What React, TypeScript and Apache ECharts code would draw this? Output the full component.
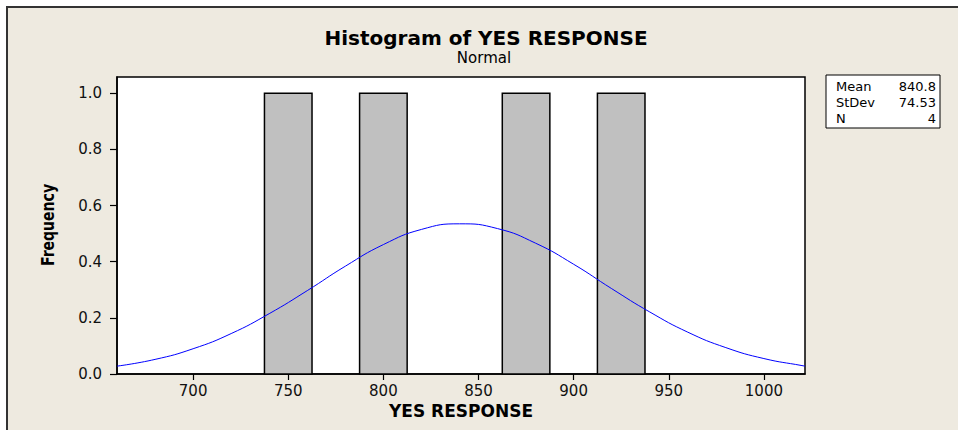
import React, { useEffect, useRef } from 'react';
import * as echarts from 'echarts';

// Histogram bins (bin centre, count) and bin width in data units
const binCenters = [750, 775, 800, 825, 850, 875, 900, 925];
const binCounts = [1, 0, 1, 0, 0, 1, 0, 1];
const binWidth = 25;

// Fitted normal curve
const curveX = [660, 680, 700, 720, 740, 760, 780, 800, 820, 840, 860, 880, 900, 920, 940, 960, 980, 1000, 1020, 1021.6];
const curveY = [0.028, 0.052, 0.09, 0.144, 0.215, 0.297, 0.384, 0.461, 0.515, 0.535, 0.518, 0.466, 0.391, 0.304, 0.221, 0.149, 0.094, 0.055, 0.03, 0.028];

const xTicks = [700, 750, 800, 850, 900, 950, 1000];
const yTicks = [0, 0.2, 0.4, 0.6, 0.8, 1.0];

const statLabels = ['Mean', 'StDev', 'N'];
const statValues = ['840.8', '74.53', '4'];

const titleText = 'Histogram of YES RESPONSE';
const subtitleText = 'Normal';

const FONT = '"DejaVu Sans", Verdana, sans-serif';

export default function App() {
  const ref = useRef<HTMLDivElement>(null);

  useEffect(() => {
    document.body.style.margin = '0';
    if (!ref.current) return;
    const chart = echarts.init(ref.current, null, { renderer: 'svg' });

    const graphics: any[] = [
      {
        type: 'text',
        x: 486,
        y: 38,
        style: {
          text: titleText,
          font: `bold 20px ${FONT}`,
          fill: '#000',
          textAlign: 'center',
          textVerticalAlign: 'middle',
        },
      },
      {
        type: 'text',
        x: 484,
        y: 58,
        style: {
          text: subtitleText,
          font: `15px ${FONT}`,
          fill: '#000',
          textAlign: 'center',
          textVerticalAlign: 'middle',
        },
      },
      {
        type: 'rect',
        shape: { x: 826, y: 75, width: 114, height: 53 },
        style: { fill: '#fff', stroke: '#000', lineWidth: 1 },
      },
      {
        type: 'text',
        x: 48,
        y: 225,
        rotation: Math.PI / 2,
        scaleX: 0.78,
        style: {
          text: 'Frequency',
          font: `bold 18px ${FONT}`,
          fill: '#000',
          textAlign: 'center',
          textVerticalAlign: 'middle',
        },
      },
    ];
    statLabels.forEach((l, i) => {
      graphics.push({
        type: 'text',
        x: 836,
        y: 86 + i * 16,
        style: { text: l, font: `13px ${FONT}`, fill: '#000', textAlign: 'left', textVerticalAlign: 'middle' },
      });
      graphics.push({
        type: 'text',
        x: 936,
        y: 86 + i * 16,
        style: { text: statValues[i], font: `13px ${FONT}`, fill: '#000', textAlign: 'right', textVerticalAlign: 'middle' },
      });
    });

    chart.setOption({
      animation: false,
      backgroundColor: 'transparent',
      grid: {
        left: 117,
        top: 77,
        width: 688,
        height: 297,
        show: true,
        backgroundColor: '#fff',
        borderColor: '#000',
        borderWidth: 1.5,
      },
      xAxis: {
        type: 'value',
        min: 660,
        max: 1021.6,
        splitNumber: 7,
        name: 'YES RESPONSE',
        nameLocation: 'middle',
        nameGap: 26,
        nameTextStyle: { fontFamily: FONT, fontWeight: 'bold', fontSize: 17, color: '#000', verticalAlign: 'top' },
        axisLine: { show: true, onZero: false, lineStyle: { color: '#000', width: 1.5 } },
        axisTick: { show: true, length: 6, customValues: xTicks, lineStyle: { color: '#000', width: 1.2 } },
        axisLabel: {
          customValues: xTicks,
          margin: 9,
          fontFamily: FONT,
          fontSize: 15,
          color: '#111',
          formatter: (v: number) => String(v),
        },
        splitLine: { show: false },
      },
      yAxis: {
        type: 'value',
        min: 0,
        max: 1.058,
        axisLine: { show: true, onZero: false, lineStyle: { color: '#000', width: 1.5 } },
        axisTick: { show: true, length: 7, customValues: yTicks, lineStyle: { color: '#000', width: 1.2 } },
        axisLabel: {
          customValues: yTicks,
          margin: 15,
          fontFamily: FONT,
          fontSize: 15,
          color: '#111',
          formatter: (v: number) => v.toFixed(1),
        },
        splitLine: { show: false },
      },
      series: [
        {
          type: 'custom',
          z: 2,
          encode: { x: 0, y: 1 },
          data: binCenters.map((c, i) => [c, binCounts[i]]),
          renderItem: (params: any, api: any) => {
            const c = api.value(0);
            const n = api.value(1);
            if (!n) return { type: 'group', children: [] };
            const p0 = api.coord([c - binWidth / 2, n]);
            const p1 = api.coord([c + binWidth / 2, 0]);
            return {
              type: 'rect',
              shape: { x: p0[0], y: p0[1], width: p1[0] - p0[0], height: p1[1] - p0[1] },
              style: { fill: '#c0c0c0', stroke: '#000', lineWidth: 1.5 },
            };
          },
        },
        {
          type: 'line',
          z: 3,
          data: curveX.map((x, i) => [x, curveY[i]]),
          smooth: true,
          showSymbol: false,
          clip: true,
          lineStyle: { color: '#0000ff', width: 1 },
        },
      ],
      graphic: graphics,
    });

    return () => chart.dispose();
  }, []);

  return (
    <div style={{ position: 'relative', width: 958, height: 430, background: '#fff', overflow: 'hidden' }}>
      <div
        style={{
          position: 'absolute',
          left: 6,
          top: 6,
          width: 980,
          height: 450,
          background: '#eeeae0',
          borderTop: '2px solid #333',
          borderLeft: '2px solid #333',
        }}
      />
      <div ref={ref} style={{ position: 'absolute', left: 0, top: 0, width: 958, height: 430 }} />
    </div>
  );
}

★ ★ ★ ★ ★ ★ ★

WHAT IS ASKED. From the first line of the material down to the line containing "const statValues = ['840.8', '74.53', '4'];", inclusive, return each line exactly, skipping any picture.

WRITTEN SOLUTION.
What React, TypeScript and Apache ECharts code would draw this? Output the full component.
import React, { useEffect, useRef } from 'react';
import * as echarts from 'echarts';

// Histogram bins (bin centre, count) and bin width in data units
const binCenters = [750, 775, 800, 825, 850, 875, 900, 925];
const binCounts = [1, 0, 1, 0, 0, 1, 0, 1];
const binWidth = 25;

// Fitted normal curve
const curveX = [660, 680, 700, 720, 740, 760, 780, 800, 820, 840, 860, 880, 900, 920, 940, 960, 980, 1000, 1020, 1021.6];
const curveY = [0.028, 0.052, 0.09, 0.144, 0.215, 0.297, 0.384, 0.461, 0.515, 0.535, 0.518, 0.466, 0.391, 0.304, 0.221, 0.149, 0.094, 0.055, 0.03, 0.028];

const xTicks = [700, 750, 800, 850, 900, 950, 1000];
const yTicks = [0, 0.2, 0.4, 0.6, 0.8, 1.0];

const statLabels = ['Mean', 'StDev', 'N'];
const statValues = ['840.8', '74.53', '4'];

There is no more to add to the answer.